◆ **Exercise**
Copy each record exactly as it reads, leaving out any pictures it holds.

◆ **Data listing**
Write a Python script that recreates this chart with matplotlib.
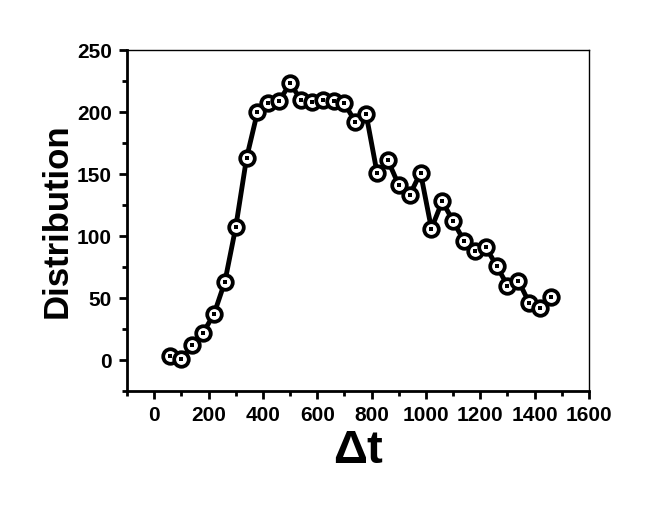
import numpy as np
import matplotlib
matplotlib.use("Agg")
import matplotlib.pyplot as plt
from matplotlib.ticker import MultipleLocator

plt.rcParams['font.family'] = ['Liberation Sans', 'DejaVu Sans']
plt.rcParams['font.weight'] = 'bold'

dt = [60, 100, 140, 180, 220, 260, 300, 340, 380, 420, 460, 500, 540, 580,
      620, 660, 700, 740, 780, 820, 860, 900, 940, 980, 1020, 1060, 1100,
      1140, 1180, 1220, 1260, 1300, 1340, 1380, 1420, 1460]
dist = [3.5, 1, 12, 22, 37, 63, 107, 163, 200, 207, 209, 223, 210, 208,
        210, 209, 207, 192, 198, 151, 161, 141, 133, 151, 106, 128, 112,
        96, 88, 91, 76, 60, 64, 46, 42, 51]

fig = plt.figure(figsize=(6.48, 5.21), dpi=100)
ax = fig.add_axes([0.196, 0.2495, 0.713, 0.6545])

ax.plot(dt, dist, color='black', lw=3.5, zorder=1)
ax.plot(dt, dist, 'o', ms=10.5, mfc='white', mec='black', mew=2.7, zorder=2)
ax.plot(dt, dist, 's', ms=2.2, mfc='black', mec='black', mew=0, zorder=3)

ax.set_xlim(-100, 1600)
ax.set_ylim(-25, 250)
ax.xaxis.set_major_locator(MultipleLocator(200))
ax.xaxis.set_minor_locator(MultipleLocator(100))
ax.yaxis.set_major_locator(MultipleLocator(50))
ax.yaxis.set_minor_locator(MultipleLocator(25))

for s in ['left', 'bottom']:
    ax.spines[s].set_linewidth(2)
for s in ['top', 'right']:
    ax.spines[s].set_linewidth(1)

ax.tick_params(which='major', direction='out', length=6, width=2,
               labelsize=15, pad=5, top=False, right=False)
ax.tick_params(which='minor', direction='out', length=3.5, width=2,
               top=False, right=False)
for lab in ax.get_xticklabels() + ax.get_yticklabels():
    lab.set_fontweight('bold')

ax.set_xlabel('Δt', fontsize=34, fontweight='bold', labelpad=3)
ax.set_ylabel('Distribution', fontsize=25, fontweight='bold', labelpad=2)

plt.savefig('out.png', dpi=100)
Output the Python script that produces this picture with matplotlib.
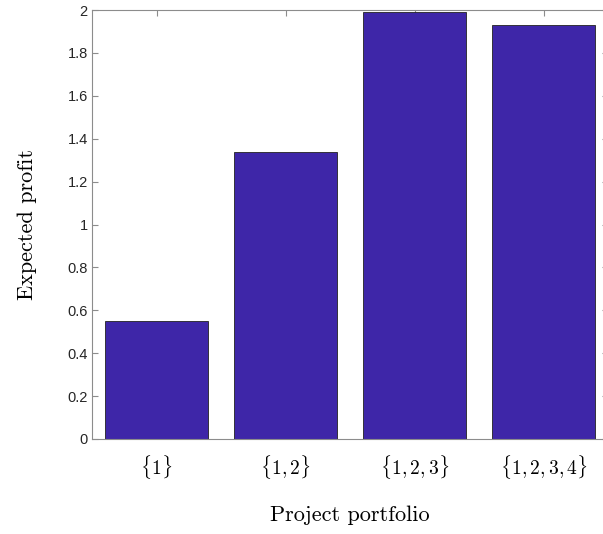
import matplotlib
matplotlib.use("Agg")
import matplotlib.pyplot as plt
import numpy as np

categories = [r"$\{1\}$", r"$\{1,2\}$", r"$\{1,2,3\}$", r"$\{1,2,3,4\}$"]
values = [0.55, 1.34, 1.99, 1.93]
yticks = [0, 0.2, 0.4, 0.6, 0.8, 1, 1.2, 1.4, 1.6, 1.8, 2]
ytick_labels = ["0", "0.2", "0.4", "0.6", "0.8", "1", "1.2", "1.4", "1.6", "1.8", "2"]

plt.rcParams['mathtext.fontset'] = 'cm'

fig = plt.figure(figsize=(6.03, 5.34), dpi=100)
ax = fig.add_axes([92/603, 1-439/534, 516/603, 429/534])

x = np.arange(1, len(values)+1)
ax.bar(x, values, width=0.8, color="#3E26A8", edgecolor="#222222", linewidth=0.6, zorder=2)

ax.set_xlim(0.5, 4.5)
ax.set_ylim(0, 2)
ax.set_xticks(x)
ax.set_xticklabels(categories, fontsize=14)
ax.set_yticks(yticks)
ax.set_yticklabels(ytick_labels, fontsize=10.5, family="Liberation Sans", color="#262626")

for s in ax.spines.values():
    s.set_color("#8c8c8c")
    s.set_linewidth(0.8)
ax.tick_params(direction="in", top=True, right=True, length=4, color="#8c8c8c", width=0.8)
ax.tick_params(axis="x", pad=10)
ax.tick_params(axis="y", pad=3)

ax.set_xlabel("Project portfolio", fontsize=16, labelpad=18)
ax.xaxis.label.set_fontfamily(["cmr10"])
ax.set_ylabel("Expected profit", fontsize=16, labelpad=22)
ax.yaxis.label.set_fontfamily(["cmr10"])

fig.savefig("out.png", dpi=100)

◆ **Solution**
Write a Python script that recreates this chart with matplotlib.
import numpy as np
import matplotlib
matplotlib.use("Agg")
import matplotlib.pyplot as plt
from matplotlib.ticker import MultipleLocator

plt.rcParams['font.family'] = ['Liberation Sans', 'DejaVu Sans']
plt.rcParams['font.weight'] = 'bold'

dt = [60, 100, 140, 180, 220, 260, 300, 340, 380, 420, 460, 500, 540, 580,
      620, 660, 700, 740, 780, 820, 860, 900, 940, 980, 1020, 1060, 1100,
      1140, 1180, 1220, 1260, 1300, 1340, 1380, 1420, 1460]
dist = [3.5, 1, 12, 22, 37, 63, 107, 163, 200, 207, 209, 223, 210, 208,
        210, 209, 207, 192, 198, 151, 161, 141, 133, 151, 106, 128, 112,
        96, 88, 91, 76, 60, 64, 46, 42, 51]

fig = plt.figure(figsize=(6.48, 5.21), dpi=100)
ax = fig.add_axes([0.196, 0.2495, 0.713, 0.6545])

ax.plot(dt, dist, color='black', lw=3.5, zorder=1)
ax.plot(dt, dist, 'o', ms=10.5, mfc='white', mec='black', mew=2.7, zorder=2)
ax.plot(dt, dist, 's', ms=2.2, mfc='black', mec='black', mew=0, zorder=3)

ax.set_xlim(-100, 1600)
ax.set_ylim(-25, 250)
ax.xaxis.set_major_locator(MultipleLocator(200))
ax.xaxis.set_minor_locator(MultipleLocator(100))
ax.yaxis.set_major_locator(MultipleLocator(50))
ax.yaxis.set_minor_locator(MultipleLocator(25))

for s in ['left', 'bottom']:
    ax.spines[s].set_linewidth(2)
for s in ['top', 'right']:
    ax.spines[s].set_linewidth(1)

ax.tick_params(which='major', direction='out', length=6, width=2,
               labelsize=15, pad=5, top=False, right=False)
ax.tick_params(which='minor', direction='out', length=3.5, width=2,
               top=False, right=False)
for lab in ax.get_xticklabels() + ax.get_yticklabels():
    lab.set_fontweight('bold')

ax.set_xlabel('Δt', fontsize=34, fontweight='bold', labelpad=3)
ax.set_ylabel('Distribution', fontsize=25, fontweight='bold', labelpad=2)

plt.savefig('out.png', dpi=100)
Output the Python script that produces this picture with matplotlib.
import matplotlib
matplotlib.use("Agg")
import matplotlib.pyplot as plt
import numpy as np

categories = [r"$\{1\}$", r"$\{1,2\}$", r"$\{1,2,3\}$", r"$\{1,2,3,4\}$"]
values = [0.55, 1.34, 1.99, 1.93]
yticks = [0, 0.2, 0.4, 0.6, 0.8, 1, 1.2, 1.4, 1.6, 1.8, 2]
ytick_labels = ["0", "0.2", "0.4", "0.6", "0.8", "1", "1.2", "1.4", "1.6", "1.8", "2"]

plt.rcParams['mathtext.fontset'] = 'cm'

fig = plt.figure(figsize=(6.03, 5.34), dpi=100)
ax = fig.add_axes([92/603, 1-439/534, 516/603, 429/534])

x = np.arange(1, len(values)+1)
ax.bar(x, values, width=0.8, color="#3E26A8", edgecolor="#222222", linewidth=0.6, zorder=2)

ax.set_xlim(0.5, 4.5)
ax.set_ylim(0, 2)
ax.set_xticks(x)
ax.set_xticklabels(categories, fontsize=14)
ax.set_yticks(yticks)
ax.set_yticklabels(ytick_labels, fontsize=10.5, family="Liberation Sans", color="#262626")

for s in ax.spines.values():
    s.set_color("#8c8c8c")
    s.set_linewidth(0.8)
ax.tick_params(direction="in", top=True, right=True, length=4, color="#8c8c8c", width=0.8)
ax.tick_params(axis="x", pad=10)
ax.tick_params(axis="y", pad=3)

ax.set_xlabel("Project portfolio", fontsize=16, labelpad=18)
ax.xaxis.label.set_fontfamily(["cmr10"])
ax.set_ylabel("Expected profit", fontsize=16, labelpad=22)
ax.yaxis.label.set_fontfamily(["cmr10"])

fig.savefig("out.png", dpi=100)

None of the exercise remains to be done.